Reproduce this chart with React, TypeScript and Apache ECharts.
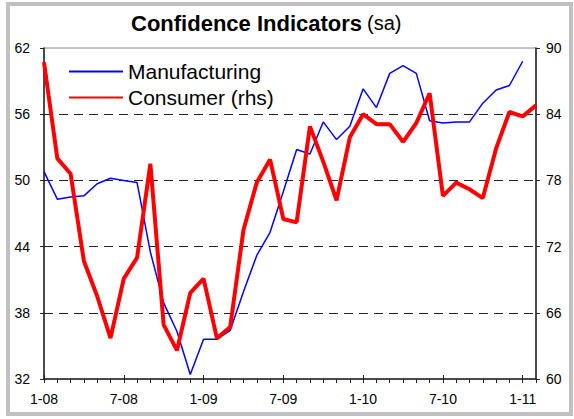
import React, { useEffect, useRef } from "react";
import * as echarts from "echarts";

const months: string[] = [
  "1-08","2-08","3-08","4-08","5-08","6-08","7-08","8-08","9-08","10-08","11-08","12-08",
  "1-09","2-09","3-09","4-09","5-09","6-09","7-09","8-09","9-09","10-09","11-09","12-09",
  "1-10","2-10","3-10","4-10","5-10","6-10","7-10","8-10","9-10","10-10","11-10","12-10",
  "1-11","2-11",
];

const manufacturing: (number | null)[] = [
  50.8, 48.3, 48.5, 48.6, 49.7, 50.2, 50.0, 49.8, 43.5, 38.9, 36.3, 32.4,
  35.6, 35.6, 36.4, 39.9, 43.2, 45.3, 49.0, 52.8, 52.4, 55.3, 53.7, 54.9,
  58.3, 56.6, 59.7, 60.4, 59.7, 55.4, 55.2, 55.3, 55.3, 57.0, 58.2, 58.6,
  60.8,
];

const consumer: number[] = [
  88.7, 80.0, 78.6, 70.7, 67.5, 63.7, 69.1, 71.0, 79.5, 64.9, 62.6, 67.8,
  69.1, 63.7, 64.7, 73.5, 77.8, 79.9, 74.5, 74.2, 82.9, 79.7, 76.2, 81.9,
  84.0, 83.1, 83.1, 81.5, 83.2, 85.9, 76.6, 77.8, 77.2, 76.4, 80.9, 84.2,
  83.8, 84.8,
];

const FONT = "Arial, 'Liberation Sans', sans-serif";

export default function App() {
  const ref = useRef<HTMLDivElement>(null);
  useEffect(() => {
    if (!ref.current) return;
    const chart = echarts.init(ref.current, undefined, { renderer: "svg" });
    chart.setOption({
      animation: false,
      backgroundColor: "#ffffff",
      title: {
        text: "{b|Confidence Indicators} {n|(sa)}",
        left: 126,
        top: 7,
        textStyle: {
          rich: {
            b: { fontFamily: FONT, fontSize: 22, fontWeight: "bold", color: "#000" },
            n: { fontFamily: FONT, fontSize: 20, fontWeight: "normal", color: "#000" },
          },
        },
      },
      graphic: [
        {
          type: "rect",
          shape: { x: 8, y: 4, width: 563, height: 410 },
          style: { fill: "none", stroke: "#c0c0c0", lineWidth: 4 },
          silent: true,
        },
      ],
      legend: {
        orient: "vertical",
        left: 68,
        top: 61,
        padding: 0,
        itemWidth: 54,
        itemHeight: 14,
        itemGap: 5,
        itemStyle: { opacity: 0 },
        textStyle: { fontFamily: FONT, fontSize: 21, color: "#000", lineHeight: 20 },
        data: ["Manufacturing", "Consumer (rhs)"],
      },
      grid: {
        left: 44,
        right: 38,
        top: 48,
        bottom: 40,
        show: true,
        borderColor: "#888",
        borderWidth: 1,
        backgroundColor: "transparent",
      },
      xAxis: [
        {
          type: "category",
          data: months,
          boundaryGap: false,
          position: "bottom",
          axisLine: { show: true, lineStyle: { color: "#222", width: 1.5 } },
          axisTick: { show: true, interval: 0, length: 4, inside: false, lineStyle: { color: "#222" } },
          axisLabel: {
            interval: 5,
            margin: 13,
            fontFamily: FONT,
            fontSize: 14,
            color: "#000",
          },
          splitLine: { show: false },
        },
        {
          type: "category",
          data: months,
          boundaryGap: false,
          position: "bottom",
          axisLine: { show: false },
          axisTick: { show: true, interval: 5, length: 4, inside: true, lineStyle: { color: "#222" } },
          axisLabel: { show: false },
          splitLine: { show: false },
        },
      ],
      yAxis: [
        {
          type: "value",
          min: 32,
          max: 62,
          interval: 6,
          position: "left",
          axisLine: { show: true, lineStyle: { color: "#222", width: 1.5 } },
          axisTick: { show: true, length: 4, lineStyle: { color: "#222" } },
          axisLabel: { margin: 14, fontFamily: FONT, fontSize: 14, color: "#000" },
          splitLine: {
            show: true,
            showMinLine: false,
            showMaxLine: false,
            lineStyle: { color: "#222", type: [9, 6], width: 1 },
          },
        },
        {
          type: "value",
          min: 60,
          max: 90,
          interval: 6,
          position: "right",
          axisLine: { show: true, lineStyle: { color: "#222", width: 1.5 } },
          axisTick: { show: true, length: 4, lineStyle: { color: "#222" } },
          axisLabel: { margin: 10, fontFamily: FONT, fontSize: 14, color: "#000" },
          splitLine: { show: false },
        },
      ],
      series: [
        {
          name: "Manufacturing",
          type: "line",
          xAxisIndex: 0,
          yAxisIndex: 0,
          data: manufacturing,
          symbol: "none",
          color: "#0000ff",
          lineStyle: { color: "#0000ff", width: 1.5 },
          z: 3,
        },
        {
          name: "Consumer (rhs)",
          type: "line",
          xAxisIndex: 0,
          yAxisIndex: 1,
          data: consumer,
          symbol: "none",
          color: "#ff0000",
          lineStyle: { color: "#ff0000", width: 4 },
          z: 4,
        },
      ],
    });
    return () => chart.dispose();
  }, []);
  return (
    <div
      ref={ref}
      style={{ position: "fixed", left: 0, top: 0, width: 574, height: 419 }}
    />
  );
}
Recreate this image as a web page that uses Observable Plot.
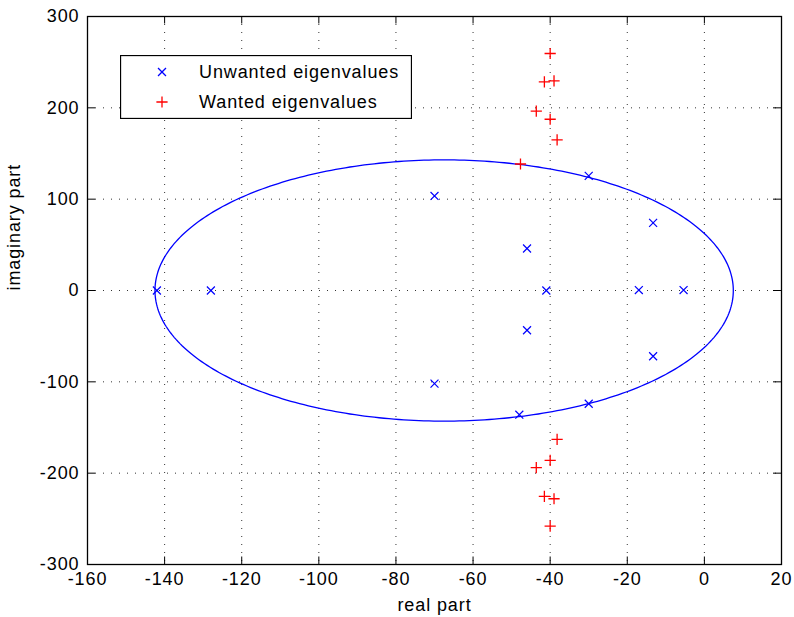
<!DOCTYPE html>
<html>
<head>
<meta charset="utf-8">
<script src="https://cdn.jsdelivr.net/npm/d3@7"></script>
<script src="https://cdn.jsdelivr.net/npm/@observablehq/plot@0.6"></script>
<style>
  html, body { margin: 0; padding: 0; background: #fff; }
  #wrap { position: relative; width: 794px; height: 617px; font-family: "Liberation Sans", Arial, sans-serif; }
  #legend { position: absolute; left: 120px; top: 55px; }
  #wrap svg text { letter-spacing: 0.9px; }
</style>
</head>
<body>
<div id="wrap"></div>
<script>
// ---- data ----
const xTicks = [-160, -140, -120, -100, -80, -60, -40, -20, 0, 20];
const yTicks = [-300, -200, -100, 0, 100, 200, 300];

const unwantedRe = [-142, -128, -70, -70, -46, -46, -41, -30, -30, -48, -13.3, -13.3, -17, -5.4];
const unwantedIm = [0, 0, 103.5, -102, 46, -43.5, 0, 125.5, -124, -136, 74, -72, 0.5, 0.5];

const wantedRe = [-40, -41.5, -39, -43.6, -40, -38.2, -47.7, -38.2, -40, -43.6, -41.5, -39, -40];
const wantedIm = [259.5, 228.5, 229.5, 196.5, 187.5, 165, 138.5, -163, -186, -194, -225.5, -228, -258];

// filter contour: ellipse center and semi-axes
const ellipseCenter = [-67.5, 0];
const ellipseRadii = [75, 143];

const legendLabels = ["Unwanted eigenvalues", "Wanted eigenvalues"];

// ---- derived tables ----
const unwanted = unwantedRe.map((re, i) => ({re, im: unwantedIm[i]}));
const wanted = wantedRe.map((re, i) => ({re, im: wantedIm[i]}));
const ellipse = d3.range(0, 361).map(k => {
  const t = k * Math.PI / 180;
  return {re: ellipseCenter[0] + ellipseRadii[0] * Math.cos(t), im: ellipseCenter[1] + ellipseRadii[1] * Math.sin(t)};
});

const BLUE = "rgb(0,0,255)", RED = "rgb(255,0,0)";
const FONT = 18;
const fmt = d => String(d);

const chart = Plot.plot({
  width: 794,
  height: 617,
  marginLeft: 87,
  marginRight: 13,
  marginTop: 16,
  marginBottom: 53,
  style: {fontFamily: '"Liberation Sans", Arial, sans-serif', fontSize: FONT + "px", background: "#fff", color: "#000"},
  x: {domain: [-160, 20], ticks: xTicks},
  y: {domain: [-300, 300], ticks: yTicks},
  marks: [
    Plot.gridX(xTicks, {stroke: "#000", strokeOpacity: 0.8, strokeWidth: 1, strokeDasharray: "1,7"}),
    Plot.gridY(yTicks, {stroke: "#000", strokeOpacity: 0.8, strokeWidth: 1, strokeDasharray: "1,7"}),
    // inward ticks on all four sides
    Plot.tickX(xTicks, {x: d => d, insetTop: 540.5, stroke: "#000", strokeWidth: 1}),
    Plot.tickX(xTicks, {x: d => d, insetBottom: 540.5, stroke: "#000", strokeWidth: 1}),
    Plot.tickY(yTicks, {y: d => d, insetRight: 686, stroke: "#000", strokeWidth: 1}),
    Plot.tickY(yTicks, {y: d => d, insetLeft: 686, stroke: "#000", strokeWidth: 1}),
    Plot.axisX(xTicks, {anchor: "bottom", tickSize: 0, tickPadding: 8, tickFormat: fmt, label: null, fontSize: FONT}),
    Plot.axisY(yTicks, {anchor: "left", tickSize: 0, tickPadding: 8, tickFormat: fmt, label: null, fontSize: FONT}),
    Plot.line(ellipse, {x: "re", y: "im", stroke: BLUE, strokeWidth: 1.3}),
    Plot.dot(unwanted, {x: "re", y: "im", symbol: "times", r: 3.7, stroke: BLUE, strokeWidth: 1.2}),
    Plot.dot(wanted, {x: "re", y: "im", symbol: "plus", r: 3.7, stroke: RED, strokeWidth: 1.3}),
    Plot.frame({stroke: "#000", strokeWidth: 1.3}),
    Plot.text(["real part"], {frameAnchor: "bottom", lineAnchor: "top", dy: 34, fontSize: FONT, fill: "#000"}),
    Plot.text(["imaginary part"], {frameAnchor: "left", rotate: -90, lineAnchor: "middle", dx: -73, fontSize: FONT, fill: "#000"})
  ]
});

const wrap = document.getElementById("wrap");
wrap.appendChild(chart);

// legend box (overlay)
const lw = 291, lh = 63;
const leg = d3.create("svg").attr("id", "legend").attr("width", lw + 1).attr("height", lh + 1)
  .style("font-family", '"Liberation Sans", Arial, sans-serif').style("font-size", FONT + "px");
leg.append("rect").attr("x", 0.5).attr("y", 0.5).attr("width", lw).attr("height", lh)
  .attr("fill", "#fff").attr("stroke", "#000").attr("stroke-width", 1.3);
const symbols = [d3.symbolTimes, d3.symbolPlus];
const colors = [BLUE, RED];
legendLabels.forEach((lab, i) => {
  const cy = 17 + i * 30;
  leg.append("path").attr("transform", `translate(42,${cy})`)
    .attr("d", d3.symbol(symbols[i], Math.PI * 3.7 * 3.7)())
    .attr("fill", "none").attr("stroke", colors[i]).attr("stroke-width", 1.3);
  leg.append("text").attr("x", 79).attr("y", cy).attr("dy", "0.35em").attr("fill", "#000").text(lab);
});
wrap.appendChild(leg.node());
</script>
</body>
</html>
━━━━━━━━━━━━━━━━
#### Task description
Write out exactly the lines between the start of the data and the line with "import * as", including both, but none of the pictures.

#### Exercise response
Reproduce this chart with React, TypeScript and Apache ECharts.
import React, { useEffect, useRef } from "react";
import * as echarts from "echarts";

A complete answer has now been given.